▸ To be done:
The listing below should be printed exactly, every line of it. Skip the pictures.

>> start

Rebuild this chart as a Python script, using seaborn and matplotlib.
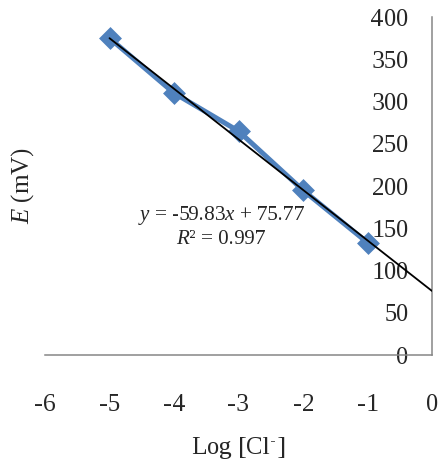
import numpy as np
import pandas as pd
import matplotlib as mpl
mpl.use('Agg')
import matplotlib.pyplot as plt
import seaborn as sns

# data
log_cl = [-5, -4, -3, -2, -1]
e_mv = [375, 310, 265, 195, 133]
# linear trendline shown on the chart
slope = -59.83
intercept = 75.77
r2 = 0.997

sns.set_style('white')
plt.rcParams['font.family'] = ['Liberation Serif', 'DejaVu Serif']
plt.rcParams['mathtext.fontset'] = 'custom'
plt.rcParams['mathtext.rm'] = 'Liberation Serif'
plt.rcParams['mathtext.it'] = 'Liberation Serif:italic'
plt.rcParams['axes.unicode_minus'] = False
plt.rcParams['text.hinting_factor'] = 1

fig = plt.figure(figsize=(4.43, 4.69), dpi=100)
ax = fig.add_axes([45 / 443, 1 - 355 / 469, 387 / 443, 338 / 469])

df = pd.DataFrame({'x': log_cl, 'y': e_mv})
blue = '#4F81BD'
sns.lineplot(data=df, x='x', y='y', ax=ax, color=blue, linewidth=3.6,
             marker='D', markersize=9, markeredgecolor=blue,
             markeredgewidth=2.5, solid_joinstyle='round')
for ln in ax.lines:
    ln.set_markeredgewidth(2.5)

xt = np.array([log_cl[0], 0])
ax.plot(xt, slope * xt + intercept, color='black', linewidth=1.3, zorder=3)

ax.set_xlim(-6, 0)
ax.set_ylim(0, 400)
ax.set_xticks(range(-6, 1))
ax.set_yticks(range(0, 401, 50))

for s in ['top', 'right']:
    ax.spines[s].set_visible(False)
ax.spines['left'].set_position(('data', 0))
ax.spines['left'].set_zorder(0)
for s in ['left', 'bottom']:
    ax.spines[s].set_color('#868686')
    ax.spines[s].set_linewidth(1.1)

ax.tick_params(axis='y', length=0, pad=17, labelsize=18)
ax.tick_params(axis='x', length=0, pad=28, labelsize=18)

ax.set_xlabel('Log [Cl$^{\\text{-}}$]', fontsize=18, va='center')
ax.set_ylabel('$\\mathit{E}$ (mV)', fontsize=18, va='center')
ax.xaxis.set_label_coords(0.5, -0.275)
ax.yaxis.set_label_coords(-0.059, 0.5)

ax.text(-3.27, 165, f'$\\mathit{{y}}$ = {slope}$\\mathit{{x}}$ + {intercept}',
        ha='center', va='center', fontsize=15)
ax.text(-3.27, 137, f'$\\mathit{{R}}$² = {r2}', ha='center', va='center', fontsize=15)

fig.savefig('out.png', dpi=100)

>> end

▸ Response to this exercise:
Rebuild this chart as a Python script, using seaborn and matplotlib.
import numpy as np
import pandas as pd
import matplotlib as mpl
mpl.use('Agg')
import matplotlib.pyplot as plt
import seaborn as sns

# data
log_cl = [-5, -4, -3, -2, -1]
e_mv = [375, 310, 265, 195, 133]
# linear trendline shown on the chart
slope = -59.83
intercept = 75.77
r2 = 0.997

sns.set_style('white')
plt.rcParams['font.family'] = ['Liberation Serif', 'DejaVu Serif']
plt.rcParams['mathtext.fontset'] = 'custom'
plt.rcParams['mathtext.rm'] = 'Liberation Serif'
plt.rcParams['mathtext.it'] = 'Liberation Serif:italic'
plt.rcParams['axes.unicode_minus'] = False
plt.rcParams['text.hinting_factor'] = 1

fig = plt.figure(figsize=(4.43, 4.69), dpi=100)
ax = fig.add_axes([45 / 443, 1 - 355 / 469, 387 / 443, 338 / 469])

df = pd.DataFrame({'x': log_cl, 'y': e_mv})
blue = '#4F81BD'
sns.lineplot(data=df, x='x', y='y', ax=ax, color=blue, linewidth=3.6,
             marker='D', markersize=9, markeredgecolor=blue,
             markeredgewidth=2.5, solid_joinstyle='round')
for ln in ax.lines:
    ln.set_markeredgewidth(2.5)

xt = np.array([log_cl[0], 0])
ax.plot(xt, slope * xt + intercept, color='black', linewidth=1.3, zorder=3)

ax.set_xlim(-6, 0)
ax.set_ylim(0, 400)
ax.set_xticks(range(-6, 1))
ax.set_yticks(range(0, 401, 50))

for s in ['top', 'right']:
    ax.spines[s].set_visible(False)
ax.spines['left'].set_position(('data', 0))
ax.spines['left'].set_zorder(0)
for s in ['left', 'bottom']:
    ax.spines[s].set_color('#868686')
    ax.spines[s].set_linewidth(1.1)

ax.tick_params(axis='y', length=0, pad=17, labelsize=18)
ax.tick_params(axis='x', length=0, pad=28, labelsize=18)

ax.set_xlabel('Log [Cl$^{\\text{-}}$]', fontsize=18, va='center')
ax.set_ylabel('$\\mathit{E}$ (mV)', fontsize=18, va='center')
ax.xaxis.set_label_coords(0.5, -0.275)
ax.yaxis.set_label_coords(-0.059, 0.5)

ax.text(-3.27, 165, f'$\\mathit{{y}}$ = {slope}$\\mathit{{x}}$ + {intercept}',
        ha='center', va='center', fontsize=15)
ax.text(-3.27, 137, f'$\\mathit{{R}}$² = {r2}', ha='center', va='center', fontsize=15)

fig.savefig('out.png', dpi=100)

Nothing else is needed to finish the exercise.